Houston streets were flooded in the aftermath of Hurricane Harvey. Harvey formed quickly, which is becoming more and more common for storms in the superheated gulf.

Hurricane Laura, once named Tropical Storm Laura, has shifted from a tropical storm to a Category 4 hurricane. Laura has sustained winds near 150 mph and is traveling northwest at 16 mph. The hurricane is expected to downgrade into a tropical storm over the weekend.

“Laura is the strongest hurricane to hit Louisiana (in terms of wind speed) and also the earliest ‘L’ storm on record,” physical scientist Kara Doran with the USGS St. Petersburg Coastal and Marine Science Center said. “Louisiana and Texas are just starting to dig out and see the damages from Laura. A 10-foot storm surge was observed at Lake Calcasieu, Louisiana overnight.”
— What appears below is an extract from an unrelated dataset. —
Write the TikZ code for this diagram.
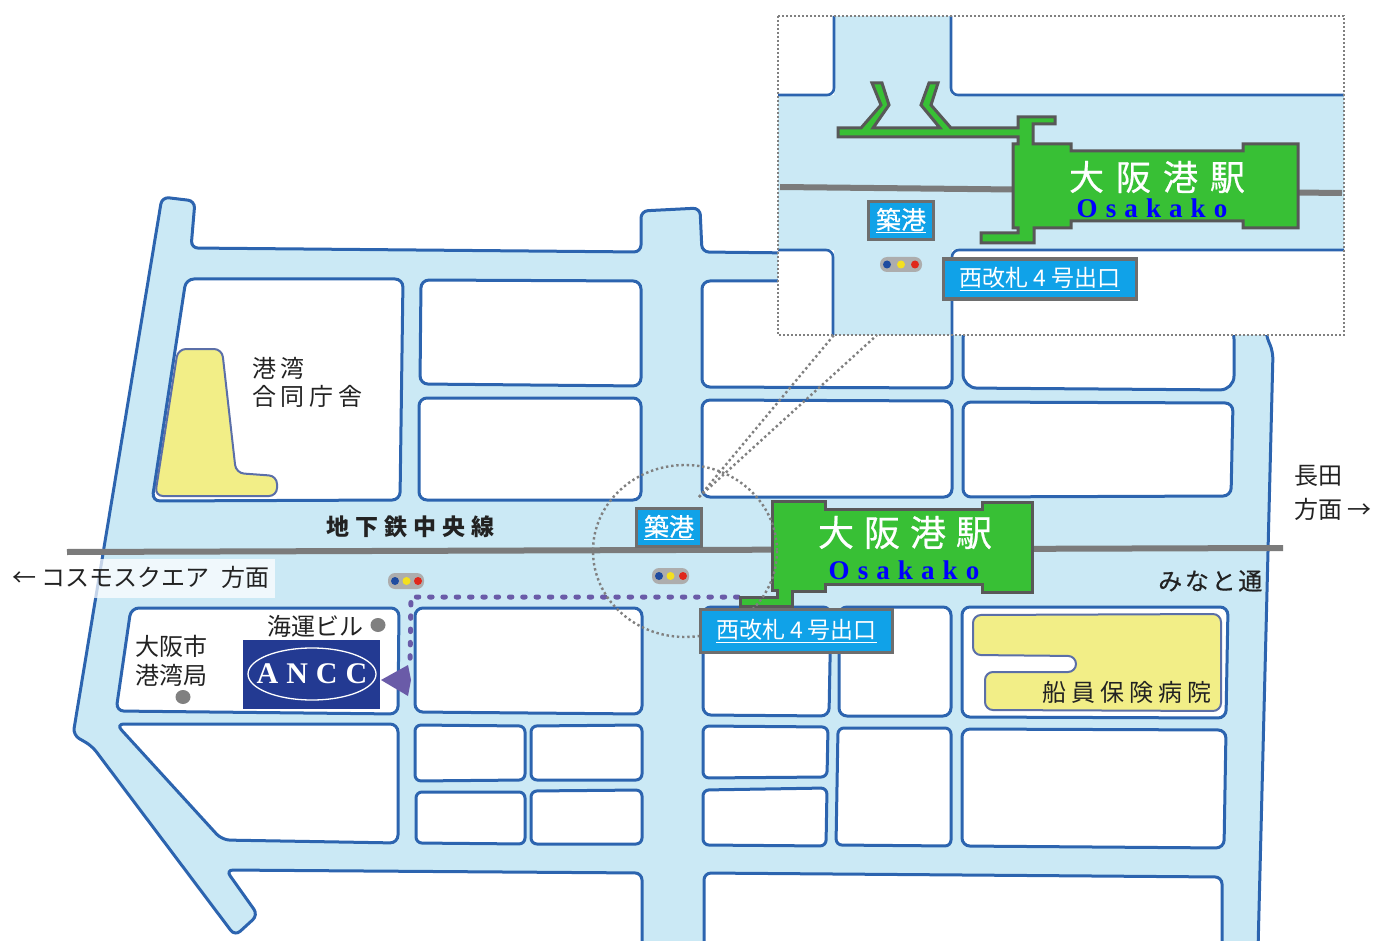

Hurricane warnings were issued in Texas and Louisiana on Monday. More than 200,000 people in Southern Louisiana and 400,000 people in Texas were placed under a mandatory evacuation order. Due to COVID-19, many shelters were forced to turn away evacuees. Many people have been forced into hotels, rather than typical shelter spots.

“Due to exceeded demand for safe sheltering options from Hurricane Laura, Austin Area shelters hit capacity around 5:30 a.m. this morning,” Governor Greg Abbott said in a press release. “Those seeking shelter from this weather event are welcome to wait at Circuit of the Americas (COTA) to see when more hotel rooms become available. Once confirmed, shelter rooms will be on a first come first served.”
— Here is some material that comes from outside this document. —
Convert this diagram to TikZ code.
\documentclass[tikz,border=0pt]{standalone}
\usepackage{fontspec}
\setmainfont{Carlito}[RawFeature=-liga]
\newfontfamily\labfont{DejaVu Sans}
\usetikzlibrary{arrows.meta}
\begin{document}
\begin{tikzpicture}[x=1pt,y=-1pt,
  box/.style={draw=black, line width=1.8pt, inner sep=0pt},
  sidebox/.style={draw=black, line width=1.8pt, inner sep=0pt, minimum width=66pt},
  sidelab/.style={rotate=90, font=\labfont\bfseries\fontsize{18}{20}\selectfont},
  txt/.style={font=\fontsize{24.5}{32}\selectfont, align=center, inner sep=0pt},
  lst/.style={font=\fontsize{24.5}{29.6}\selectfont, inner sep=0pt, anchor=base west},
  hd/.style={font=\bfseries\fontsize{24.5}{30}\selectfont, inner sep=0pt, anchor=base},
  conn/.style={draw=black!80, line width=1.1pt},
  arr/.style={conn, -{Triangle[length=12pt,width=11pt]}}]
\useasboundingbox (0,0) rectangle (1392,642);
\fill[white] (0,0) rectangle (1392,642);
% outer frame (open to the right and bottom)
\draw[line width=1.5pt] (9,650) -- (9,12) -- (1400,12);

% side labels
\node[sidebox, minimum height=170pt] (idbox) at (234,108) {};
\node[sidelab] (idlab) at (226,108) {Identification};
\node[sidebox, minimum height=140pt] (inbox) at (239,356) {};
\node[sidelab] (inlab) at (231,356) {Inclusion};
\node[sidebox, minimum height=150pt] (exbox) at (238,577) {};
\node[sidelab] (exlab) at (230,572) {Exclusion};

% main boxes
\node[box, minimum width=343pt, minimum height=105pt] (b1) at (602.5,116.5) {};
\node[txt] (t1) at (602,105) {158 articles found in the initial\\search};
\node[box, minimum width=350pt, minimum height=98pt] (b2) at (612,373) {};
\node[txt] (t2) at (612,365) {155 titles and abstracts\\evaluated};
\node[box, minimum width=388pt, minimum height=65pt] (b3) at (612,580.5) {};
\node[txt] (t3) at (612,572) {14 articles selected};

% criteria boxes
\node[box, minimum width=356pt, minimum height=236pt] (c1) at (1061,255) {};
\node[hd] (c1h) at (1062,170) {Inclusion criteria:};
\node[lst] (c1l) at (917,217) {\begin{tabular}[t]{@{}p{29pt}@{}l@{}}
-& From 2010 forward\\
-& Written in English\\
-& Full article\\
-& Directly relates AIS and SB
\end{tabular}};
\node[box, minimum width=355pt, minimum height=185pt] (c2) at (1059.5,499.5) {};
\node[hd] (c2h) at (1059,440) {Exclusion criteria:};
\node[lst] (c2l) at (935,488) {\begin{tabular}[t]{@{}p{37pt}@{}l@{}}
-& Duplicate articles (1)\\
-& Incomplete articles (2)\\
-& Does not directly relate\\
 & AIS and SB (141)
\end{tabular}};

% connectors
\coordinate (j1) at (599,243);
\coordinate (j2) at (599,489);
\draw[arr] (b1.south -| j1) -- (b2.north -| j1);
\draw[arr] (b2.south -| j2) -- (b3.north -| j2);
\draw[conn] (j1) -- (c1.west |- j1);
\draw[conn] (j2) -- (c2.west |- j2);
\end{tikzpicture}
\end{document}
Rising temperatures in the Gulf of Mexico have been the catalyst for larger more destructive hurricanes. The warm temperatures intensify wind speeds, creating more damage when the storm hits land. This causes states to have less time to prepare and evacuate residents living near the coast.
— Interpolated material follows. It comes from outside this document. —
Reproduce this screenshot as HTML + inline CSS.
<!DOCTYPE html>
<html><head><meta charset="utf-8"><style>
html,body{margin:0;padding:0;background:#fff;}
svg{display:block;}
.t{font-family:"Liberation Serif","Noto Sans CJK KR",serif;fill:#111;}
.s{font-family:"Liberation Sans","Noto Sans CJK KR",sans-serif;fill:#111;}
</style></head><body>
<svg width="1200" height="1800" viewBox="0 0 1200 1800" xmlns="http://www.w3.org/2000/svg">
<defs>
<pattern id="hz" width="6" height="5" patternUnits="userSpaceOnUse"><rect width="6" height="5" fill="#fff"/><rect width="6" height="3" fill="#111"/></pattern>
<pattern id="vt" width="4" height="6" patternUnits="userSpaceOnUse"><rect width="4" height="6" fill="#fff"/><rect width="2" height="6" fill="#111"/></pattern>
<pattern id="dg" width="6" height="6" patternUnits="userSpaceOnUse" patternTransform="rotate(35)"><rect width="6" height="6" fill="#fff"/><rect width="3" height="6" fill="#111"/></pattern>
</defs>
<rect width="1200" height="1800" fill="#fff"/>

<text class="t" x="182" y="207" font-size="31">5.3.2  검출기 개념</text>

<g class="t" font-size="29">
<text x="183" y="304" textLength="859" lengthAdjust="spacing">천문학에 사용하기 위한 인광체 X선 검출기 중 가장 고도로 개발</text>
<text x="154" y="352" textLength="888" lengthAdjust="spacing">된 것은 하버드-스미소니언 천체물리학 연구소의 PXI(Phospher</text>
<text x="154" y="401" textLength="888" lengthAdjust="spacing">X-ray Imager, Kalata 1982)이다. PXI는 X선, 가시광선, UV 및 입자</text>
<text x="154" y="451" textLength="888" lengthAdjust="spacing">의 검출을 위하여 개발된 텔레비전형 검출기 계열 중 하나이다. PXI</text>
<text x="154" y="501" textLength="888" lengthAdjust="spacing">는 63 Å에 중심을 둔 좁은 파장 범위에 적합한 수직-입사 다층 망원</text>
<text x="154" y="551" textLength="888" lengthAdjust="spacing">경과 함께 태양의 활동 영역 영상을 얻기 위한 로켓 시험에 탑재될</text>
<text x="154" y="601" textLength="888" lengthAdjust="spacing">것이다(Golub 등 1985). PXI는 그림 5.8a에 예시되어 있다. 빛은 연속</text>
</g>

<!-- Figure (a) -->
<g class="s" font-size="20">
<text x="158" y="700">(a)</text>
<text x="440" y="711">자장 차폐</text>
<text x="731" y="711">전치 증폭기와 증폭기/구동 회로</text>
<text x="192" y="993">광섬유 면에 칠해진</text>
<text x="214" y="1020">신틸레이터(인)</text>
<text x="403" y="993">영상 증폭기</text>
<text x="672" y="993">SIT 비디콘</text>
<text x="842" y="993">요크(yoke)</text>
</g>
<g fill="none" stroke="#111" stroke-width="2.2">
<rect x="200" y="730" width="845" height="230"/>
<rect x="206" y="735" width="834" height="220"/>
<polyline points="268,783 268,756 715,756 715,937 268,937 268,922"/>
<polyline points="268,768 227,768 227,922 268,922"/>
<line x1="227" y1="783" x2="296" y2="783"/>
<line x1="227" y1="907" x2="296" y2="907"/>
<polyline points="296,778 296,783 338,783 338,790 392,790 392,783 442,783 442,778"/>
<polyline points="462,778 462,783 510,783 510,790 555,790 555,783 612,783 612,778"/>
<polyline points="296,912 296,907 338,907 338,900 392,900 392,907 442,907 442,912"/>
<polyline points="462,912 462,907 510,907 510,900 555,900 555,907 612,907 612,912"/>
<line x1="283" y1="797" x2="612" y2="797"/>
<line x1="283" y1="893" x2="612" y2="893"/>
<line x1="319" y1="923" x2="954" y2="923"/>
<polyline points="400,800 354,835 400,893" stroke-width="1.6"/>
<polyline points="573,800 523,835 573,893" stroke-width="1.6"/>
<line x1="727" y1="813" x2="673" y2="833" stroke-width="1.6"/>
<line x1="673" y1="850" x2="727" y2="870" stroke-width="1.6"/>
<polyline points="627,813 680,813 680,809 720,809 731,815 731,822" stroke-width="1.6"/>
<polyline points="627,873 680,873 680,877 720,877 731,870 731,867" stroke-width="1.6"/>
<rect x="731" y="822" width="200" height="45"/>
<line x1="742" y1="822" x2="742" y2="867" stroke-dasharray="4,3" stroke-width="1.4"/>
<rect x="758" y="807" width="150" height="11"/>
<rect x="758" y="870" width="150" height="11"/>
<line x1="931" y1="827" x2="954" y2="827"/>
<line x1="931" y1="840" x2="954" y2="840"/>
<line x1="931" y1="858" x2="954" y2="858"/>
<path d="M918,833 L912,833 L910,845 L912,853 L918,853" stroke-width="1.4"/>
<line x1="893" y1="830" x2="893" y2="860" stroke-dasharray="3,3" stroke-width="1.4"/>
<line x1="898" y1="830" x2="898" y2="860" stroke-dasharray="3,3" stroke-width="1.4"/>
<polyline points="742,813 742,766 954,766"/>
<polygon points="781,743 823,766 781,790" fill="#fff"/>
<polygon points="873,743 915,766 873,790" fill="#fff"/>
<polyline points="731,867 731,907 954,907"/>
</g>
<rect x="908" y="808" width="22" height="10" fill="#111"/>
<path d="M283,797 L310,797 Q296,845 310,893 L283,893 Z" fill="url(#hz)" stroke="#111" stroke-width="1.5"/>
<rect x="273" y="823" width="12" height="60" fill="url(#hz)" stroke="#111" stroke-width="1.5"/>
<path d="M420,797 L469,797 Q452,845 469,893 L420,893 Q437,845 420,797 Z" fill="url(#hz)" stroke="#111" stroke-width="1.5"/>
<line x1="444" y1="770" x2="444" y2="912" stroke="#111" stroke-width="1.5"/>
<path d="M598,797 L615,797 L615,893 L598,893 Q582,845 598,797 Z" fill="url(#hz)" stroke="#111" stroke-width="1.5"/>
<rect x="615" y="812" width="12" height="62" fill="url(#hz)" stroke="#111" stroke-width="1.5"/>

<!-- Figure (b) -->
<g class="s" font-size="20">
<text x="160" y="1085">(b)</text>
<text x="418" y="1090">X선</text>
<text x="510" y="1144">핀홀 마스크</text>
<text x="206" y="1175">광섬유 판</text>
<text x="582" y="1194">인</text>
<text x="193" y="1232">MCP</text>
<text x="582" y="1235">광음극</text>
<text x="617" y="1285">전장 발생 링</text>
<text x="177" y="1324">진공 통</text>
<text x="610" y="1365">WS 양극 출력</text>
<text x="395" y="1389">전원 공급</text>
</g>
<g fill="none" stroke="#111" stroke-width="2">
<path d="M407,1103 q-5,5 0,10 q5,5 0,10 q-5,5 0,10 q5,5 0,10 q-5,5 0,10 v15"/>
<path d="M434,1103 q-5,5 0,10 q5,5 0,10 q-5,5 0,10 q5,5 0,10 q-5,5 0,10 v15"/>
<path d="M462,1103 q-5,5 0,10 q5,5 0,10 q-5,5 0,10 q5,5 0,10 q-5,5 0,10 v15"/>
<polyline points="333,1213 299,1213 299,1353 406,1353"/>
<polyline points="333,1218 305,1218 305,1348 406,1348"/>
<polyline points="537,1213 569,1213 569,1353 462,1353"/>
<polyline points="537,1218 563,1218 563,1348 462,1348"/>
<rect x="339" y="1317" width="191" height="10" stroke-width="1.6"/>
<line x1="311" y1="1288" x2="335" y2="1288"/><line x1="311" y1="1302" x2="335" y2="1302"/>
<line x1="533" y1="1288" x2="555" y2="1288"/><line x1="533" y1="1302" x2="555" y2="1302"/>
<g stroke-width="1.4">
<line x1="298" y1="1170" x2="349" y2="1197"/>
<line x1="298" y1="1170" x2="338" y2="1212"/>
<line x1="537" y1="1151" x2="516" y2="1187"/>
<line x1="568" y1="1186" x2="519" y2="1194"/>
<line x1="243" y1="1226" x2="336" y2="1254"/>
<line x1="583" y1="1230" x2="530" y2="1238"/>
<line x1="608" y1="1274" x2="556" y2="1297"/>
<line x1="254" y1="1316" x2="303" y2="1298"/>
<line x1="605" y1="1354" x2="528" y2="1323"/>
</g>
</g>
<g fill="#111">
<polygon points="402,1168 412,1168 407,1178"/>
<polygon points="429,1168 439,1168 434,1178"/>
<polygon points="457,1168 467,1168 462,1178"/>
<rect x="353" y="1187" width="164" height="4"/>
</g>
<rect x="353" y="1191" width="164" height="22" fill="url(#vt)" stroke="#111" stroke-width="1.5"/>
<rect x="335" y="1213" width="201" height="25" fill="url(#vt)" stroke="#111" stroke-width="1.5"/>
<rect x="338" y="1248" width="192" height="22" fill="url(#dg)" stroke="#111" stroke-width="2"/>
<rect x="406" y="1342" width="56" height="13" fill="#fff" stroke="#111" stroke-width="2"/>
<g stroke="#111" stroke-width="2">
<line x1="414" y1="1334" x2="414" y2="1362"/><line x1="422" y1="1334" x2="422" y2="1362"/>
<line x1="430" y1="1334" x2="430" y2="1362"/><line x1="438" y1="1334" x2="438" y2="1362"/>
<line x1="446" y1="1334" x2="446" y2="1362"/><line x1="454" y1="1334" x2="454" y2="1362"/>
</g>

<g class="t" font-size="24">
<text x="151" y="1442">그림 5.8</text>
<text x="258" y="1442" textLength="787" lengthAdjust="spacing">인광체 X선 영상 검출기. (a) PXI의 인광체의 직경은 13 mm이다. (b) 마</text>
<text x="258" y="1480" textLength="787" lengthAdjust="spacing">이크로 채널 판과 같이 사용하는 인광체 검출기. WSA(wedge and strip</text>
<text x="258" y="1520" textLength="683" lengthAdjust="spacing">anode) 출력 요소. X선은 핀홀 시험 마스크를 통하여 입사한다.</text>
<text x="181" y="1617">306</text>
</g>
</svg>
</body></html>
“One thing we’ve seen in particular— with Harvey in 2017, and Florence and Michael in 2018 and now with Laura— is very rapid intensification, wherein the storm strengthens from a tropical storm to major hurricane status in less than a day,” climate scientist Michael Mann said to CNBC. “Such rapid intensification happens over very warm waters like we’ve seen in the tropical Atlantic and Gulf in recent years, and right now large parts of the Gulf are bathtub-level hot.” 

Taylor Therwhanger, a teacher at Timpson Elementary School, located in the Houston area said that her school district had called off school for the day. Her family is currently safe at home but are taking safety precautions. She expects the storm to last over the weekend.

“We’re getting hit pretty hard,” Ms. Therwhanger said. “We’re fortunate enough to have a roof over our heads and food to last us through the week. My mother-in-law’s neighborhood is currently under flood watch so we’re being safe and having her stay with us.” 

Hurricane Laura hit Texas and Louisiana on Thursday, Aug. 27 with intense flooding from four to eight inches. Tornadoes are expected to be generated over Louisiana, Texas, and Mississippi. The National Weather Service has predicted that power outages will last weeks to possibly months. Mr. Abbott has ordered more than 70 members within the Texas Army, Air National Guards, and Texas State Guard to respond to emergencies when needed.